AUSTELL, Ga. — A weekend trip to Six Flags Over Georgia left one family crying, humiliated and hurt.
McKenzy Hurt told 11Alive her children were harassed by a man in costume who was working at the park. When she spoke with 11Alive's Joe Ripley, she held her children tight after the traumatic experience.
Hurt said she had been at the park for about an hour and a half when the family was walking toward a ride. She said they saw a man on stilts, dressed as a cowboy with a lasso in hand. Hurt said her son and daughter walked up to the man because they were interested in the tricks he was doing with the rope.
Hurt said the man roped in the kids and made a disparaging remark about siblings getting married in Georgia.
“He pulled the rope tighter around my daughter, and then that’s when he proceeded to say he had a girl for sale for a dollar," Hurt said.
Hurt said she reported the encounter with customer service, but according to the mother, the manager said that type of experience "happened all the time, especially to Black and Asian kids."
"To be a parent and kind of see your child helpless, it’s not right," Hurt said. "Nobody should ever have to go and feel so low and humiliated like that, and then treated like pretty much trash.”

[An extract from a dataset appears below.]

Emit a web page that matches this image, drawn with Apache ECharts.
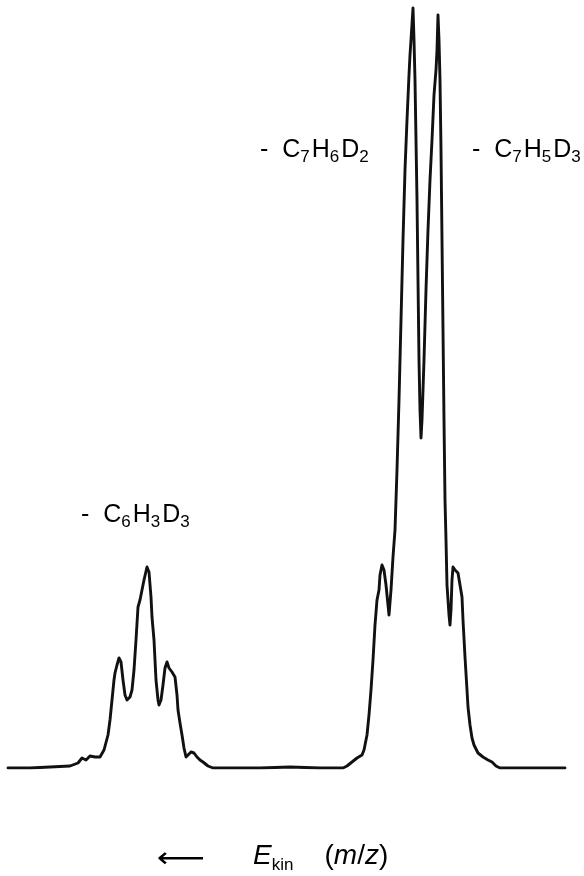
<!DOCTYPE html>
<html>
<head>
<meta charset="utf-8">
<script src="https://cdn.jsdelivr.net/npm/echarts@6/dist/echarts.min.js"></script>
<style>
  html, body { margin: 0; padding: 0; background: #fff; }
  #chart { width: 584px; height: 876px; }
</style>
</head>
<body>
<div id="chart"></div>
<script>
// scan position (arbitrary channel) and ion intensity (arbitrary units)
const channels = [
  8, 30, 50, 70, 78, 82, 86, 90, 95, 100, 104, 108, 110, 112, 114, 115, 117, 119, 121, 123,
  125, 127, 130, 132, 134, 136, 138, 140, 142, 144, 147, 149, 151, 152, 154, 156, 158, 159, 161, 163,
  165, 167, 169, 172, 175, 177, 178, 180, 182, 184, 186, 188, 191, 194, 197, 200, 203, 208, 213, 230,
  260, 290, 320, 343, 347, 352, 357, 362, 364, 367, 369, 371, 373, 375, 377, 379, 380, 382, 384, 386,
  388, 389, 391, 393, 395, 397, 399, 401, 403, 405, 407, 409, 410, 411, 413, 414, 415, 416, 417, 418,
  419, 420, 421, 422, 424, 426, 428, 430, 432, 434, 436, 437, 438, 439, 440, 441, 442, 443, 444, 445,
  446, 447, 449, 450, 451, 452, 453, 455, 458, 460, 462, 463, 465, 467, 468, 470, 472, 474, 478, 483,
  488, 492, 496, 500, 505, 520, 540, 565
];
const intensity = [
  0, 0, 1, 2, 5, 10, 8, 12, 11, 11, 18, 33, 48, 68, 88, 95, 103, 110, 106, 88,
  73, 68, 71, 78, 98, 128, 161, 168, 178, 188, 201, 196, 171, 151, 128, 88, 68, 63, 68, 83,
  100, 106, 100, 96, 91, 73, 58, 45, 33, 20, 11, 12, 16, 15, 11, 8, 6, 2, 0, 0,
  0, 1, 0, 0, 2, 6, 10, 13, 18, 33, 53, 78, 108, 143, 168, 178, 193, 203, 198, 183,
  163, 153, 178, 211, 238, 298, 368, 448, 528, 598, 648, 693, 713, 728, 760, 728, 688, 628, 568, 488,
  408, 358, 330, 348, 408, 478, 538, 588, 628, 673, 698, 718, 753, 728, 688, 618, 528, 438, 348, 268,
  228, 183, 153, 143, 158, 188, 201, 198, 195, 183, 171, 148, 111, 78, 61, 43, 30, 23, 15, 11,
  8, 6, 2, 0, 0, 0, 0, 0
];
const peakLabels = [
  { pos: [81, 503], parts: [["C", "6"], ["H", "3"], ["D", "3"]] },
  { pos: [260, 138], parts: [["C", "7"], ["H", "6"], ["D", "2"]] },
  { pos: [472, 138], parts: [["C", "7"], ["H", "5"], ["D", "3"]] }
];

const chart = echarts.init(document.getElementById("chart"));

const font = "Liberation Sans";
const richStyles = {
  n: { fontSize: 25, lineHeight: 28, verticalAlign: "top", fontFamily: font, color: "#000" },
  s: { fontSize: 17, lineHeight: 12, verticalAlign: "bottom", fontFamily: font, color: "#000", padding: [0, 2, 0, 0] }
};

function formula(parts) {
  return "{n|-  }" + parts.map((p) => "{n|" + p[0] + "}{s|" + p[1] + "}").join("");
}

const labelGraphics = peakLabels.map((lab) => ({
  type: "text",
  left: lab.pos[0],
  top: lab.pos[1],
  style: { text: formula(lab.parts), rich: richStyles }
}));

chart.setOption({
  animation: false,
  backgroundColor: "#fff",
  grid: { left: 0, right: 0, top: 0, bottom: 108 },
  xAxis: { type: "value", min: 0, max: 584, show: false },
  yAxis: { type: "value", min: 0, max: 768, show: false },
  series: [
    {
      type: "line",
      data: channels.map((c, i) => [c, intensity[i]]),
      showSymbol: false,
      lineStyle: { color: "#111", width: 2.9, join: "round", cap: "round" }
    }
  ],
  graphic: labelGraphics.concat([
    {
      type: "text",
      x: 157,
      y: 846,
      scaleX: 1.2,
      style: { text: "⟵", fontSize: 28, fontFamily: "DejaVu Sans", fill: "#000" }
    },
    {
      type: "text",
      left: 253,
      top: 842,
      style: {
        text: "{e|E}{k|kin}{n|    (}{i|m}{n|/}{i|z}{n|)}",
        rich: {
          e: { fontSize: 28, fontStyle: "italic", lineHeight: 32, verticalAlign: "top", fontFamily: font, color: "#000" },
          k: { fontSize: 17, lineHeight: 14, verticalAlign: "bottom", fontFamily: font, color: "#000" },
          n: { fontSize: 28, lineHeight: 32, verticalAlign: "top", fontFamily: font, color: "#000" },
          i: { fontSize: 28, fontStyle: "italic", lineHeight: 32, verticalAlign: "top", fontFamily: font, color: "#000" }
        }
      }
    }
  ])
});
</script>
</body>
</html>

Six Flags sent 11Alive this statement in response to the situation:
"We have zero tolerance for any form of racism, discrimination, or hateful behavior. The character in question is a third party vendor and not an employee of Six Flags. We will conduct a thorough investigation into this matter and take appropriate action.”

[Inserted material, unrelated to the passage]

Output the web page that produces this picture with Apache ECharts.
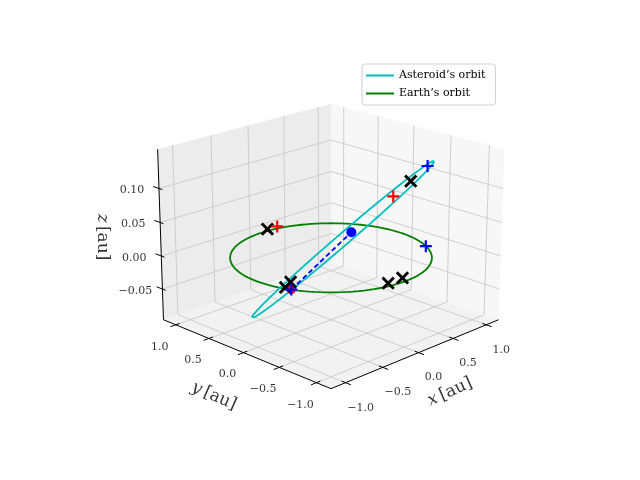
<!DOCTYPE html>
<html><head><meta charset="utf-8">
<script src="https://cdn.jsdelivr.net/npm/echarts@6/dist/echarts.min.js"></script>
<style>html,body{margin:0;padding:0;background:#fff}#c{width:640px;height:480px}</style>
</head><body><div id="c"></div>
<script>
// ---- data ----
const xTicks = [-1.0, -0.5, 0.0, 0.5, 1.0];
const yTicks = [-1.0, -0.5, 0.0, 0.5, 1.0];
const zTicks = [-0.05, 0.00, 0.05, 0.10];
const xyLimit = [-1.19, 1.19];
const zLimit = [-0.097, 0.157];
const earthOrbitRadius = 1.0;
const asteroidCenter = [-0.01, -0.165, 0.03];
const asteroidMajor = [0.72, -0.545, 0.11];
const asteroidMinor = [0.07, 0.12, 0.0];
const blackCrosses = [[0.11,1.04,0],[-0.785,-0.24,0],[-0.92,-0.31,0],[-0.15,-0.92,0],[0.05,-0.92,0],[0.53,-0.57,0.112]];
const redPluses = [[0.24,1.03,0],[0.39,-0.47,0.091]];
const bluePluses = [[0.66,-0.67,0.133],[0.88,-0.47,0],[-0.92,-0.39,0]];
const earthPos = [-0.92,-0.39,0];
const asteroidPos = [0.062,-0.22,0.041];

// ---- projection (elev 20, azim -135) ----
const R = xyLimit[1], ZMIN = zLimit[0], ZMAX = zLimit[1], ZR = ZMAX - ZMIN;
const sE = Math.sin(20*Math.PI/180), cE = Math.cos(20*Math.PI/180);
function proj(p){
  const X = p[0]/R*2, Y = p[1]/R*2, Z = p[2]/ZR*3;
  const sx = (X-Y)/Math.SQRT2, sy = (X+Y)/Math.SQRT2*sE + Z*cE;
  const depth = (X+Y)/Math.SQRT2*cE - Z*sE;
  const f = 30/(30+depth);
  return [331 + 60*sx*f, 256 - 60*sy*f];
}
const series = [];
function line(pts, color, width, extra){
  series.push(Object.assign({type:'line', data: pts.map(proj), symbol:'none', silent:true,
    itemStyle:{color:color}, lineStyle:{color:color, width:width, type:'solid'}, z:2}, extra||{}));
}
function poly(pts, color){
  series.push({type:'custom', silent:true, z:1, data:[0], renderItem:function(params, api){
    return {type:'polygon', shape:{points: pts.map(p=>api.coord(proj(p)))}, style:{fill:color, stroke:'none'}};
  }});
}
function texts(items){
  series.push({type:'scatter', symbolSize:0, silent:true, z:5,
    data: items.map(it=>({value:[proj(it.p)[0]+it.d[0], proj(it.p)[1]+it.d[1]], name:it.t})),
    label:{show:true, position:'inside', formatter:'{b}',
      fontFamily:'DejaVu Serif', color:'#000', fontSize:11, align:'center', verticalAlign:'middle'}});
}
const lab = v => (v<0?'\u2212':'') + Math.abs(v).toFixed(1);
const labz = v => (v<0?'\u2212':'') + Math.abs(v).toFixed(2);
// panes
poly([[R,R,ZMIN],[-R,R,ZMIN],[-R,R,ZMAX],[R,R,ZMAX]], '#ececec');
poly([[R,R,ZMIN],[R,-R,ZMIN],[R,-R,ZMAX],[R,R,ZMAX]], '#f7f7f7');
poly([[-R,-R,ZMIN],[R,-R,ZMIN],[R,R,ZMIN],[-R,R,ZMIN]], '#f2f2f2');
// gridlines
const gc = '#c4c4c4';
xTicks.forEach(t=>{ line([[t,-R,ZMIN],[t,R,ZMIN],[t,R,ZMAX]], gc, 0.8); });
yTicks.forEach(t=>{ line([[-R,t,ZMIN],[R,t,ZMIN],[R,t,ZMAX]], gc, 0.8); });
zTicks.forEach(t=>{ line([[-R,R,t],[R,R,t],[R,-R,t]], gc, 0.8); });
// axes
line([[-R,-R,ZMIN],[R,-R,ZMIN]], '#000', 1);
line([[-R,-R,ZMIN],[-R,R,ZMIN]], '#000', 1);
line([[-R,R,ZMIN],[-R,R,ZMAX]], '#000', 1);
xTicks.forEach(t=>line([[t,-R+0.05,ZMIN],[t,-R-0.07,ZMIN]], '#000', 1));
yTicks.forEach(t=>line([[-R+0.05,t,ZMIN],[-R-0.07,t,ZMIN]], '#000', 1));
zTicks.forEach(t=>line([[-R,R+0.09,t],[-R,R-0.05,t]], '#000', 1));
texts(xTicks.map(t=>({p:[t,-R,ZMIN], d:[15,25], t:lab(t)})));
texts(yTicks.map(t=>({p:[-R,t,ZMIN], d:[-16,22], t:lab(t)})));
texts(zTicks.map(t=>({p:[-R,R,t], d:[-27,2], t:labz(t)})));
// axis titles
const rich = {i:{fontStyle:'italic', fontFamily:'DejaVu Serif', fontSize:17}, n:{fontFamily:'DejaVu Serif', fontSize:17}};
series.push({type:'scatter', symbolSize:0, silent:true, z:5, data:[
  {value:[450,392], name:'x', label:{rotate:24}},
  {value:[214,396], name:'y', label:{rotate:-24}},
  {value:[102,237], name:'z', label:{rotate:-90}}],
  label:{show:true, position:'inside', formatter:p=>'{i|'+p.name+'} {n|[au]}', rich:rich, color:'#000'}});
// Earth's orbit
const earth = [];
for (let i=0;i<=120;i++){ const a=i/120*2*Math.PI; earth.push([earthOrbitRadius*Math.cos(a), earthOrbitRadius*Math.sin(a), 0]); }
line(earth, '#008000', 1.8, {name:"Earth\u2019s orbit", z:3});
// Asteroid's orbit
const ast = [];
for (let i=0;i<=160;i++){ const a=i/160*2*Math.PI, c=Math.cos(a), s=Math.sin(a);
  ast.push([0,1,2].map(k=>asteroidCenter[k]+c*asteroidMajor[k]+s*asteroidMinor[k])); }
line(ast, '#00bfbf', 1.8, {name:"Asteroid\u2019s orbit", z:4});
line([earthPos, asteroidPos], '#0000ff', 1.8, {lineStyle:{color:'#0000ff', width:1.8, type:[5,3]}, z:4});
// markers
const plusPath = 'path://M4.1,0H5.9V4.1H10V5.9H5.9V10H4.1V5.9H0V4.1H4.1Z';
function marks(pts, color, rot, size){
  series.push({type:'scatter', silent:true, z:6, symbol:plusPath, symbolRotate:rot, symbolSize:size,
    itemStyle:{color:color, opacity:1}, data: pts.map(proj)});
}
series.push({type:'scatter', silent:true, z:6, symbolSize:9, itemStyle:{color:'#ff0000', opacity:1}, data:[proj(earthPos)]});
series.push({type:'scatter', silent:true, z:6, symbolSize:10, itemStyle:{color:'#0000ff', opacity:1}, data:[proj(asteroidPos)]});
marks(blackCrosses, '#000', 45, 16);
marks(redPluses, '#ff0000', 0, 12);
marks(bluePluses, '#0000ff', 0, 12);

const chart = echarts.init(document.getElementById('c'));
chart.setOption({
  animation:false,
  grid:{left:0, top:0, width:640, height:480},
  xAxis:{type:'value', min:0, max:640, show:false},
  yAxis:{type:'value', min:0, max:480, inverse:true, show:false},
  legend:{data:["Asteroid\u2019s orbit","Earth\u2019s orbit"], orient:'vertical', left:362, top:64,
    itemWidth:28, itemHeight:2, itemGap:7, padding:[6,10,6,4], borderColor:'#d0d0d0', borderWidth:1, borderRadius:3,
    backgroundColor:'#fff', icon:'rect', textStyle:{fontFamily:'DejaVu Serif', fontSize:11, color:'#000'}},
  series: series
});
</script></body></html>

A representative from Six Flags would not tell 11Alive which company the man worked for, if he was currently working at the park or how the park handled the entire situation.
Hurt said she wanted a formal apology from Six Flags and compensation. She said she couldn't imagine going back to the park and her daughter had rope burns after the encounter. Despite hurting both physically and emotionally, she said she would choose to forgive the man and teach her kids not to hold hatred in their hearts.
“I forgive the guy, whoever they are, whatever issues he had, I forgive him because I still have to live," Hurt said. “If something like this arises anywhere, report it, because we as a country and as America need to come together. That’s the only way we can weed out racism.”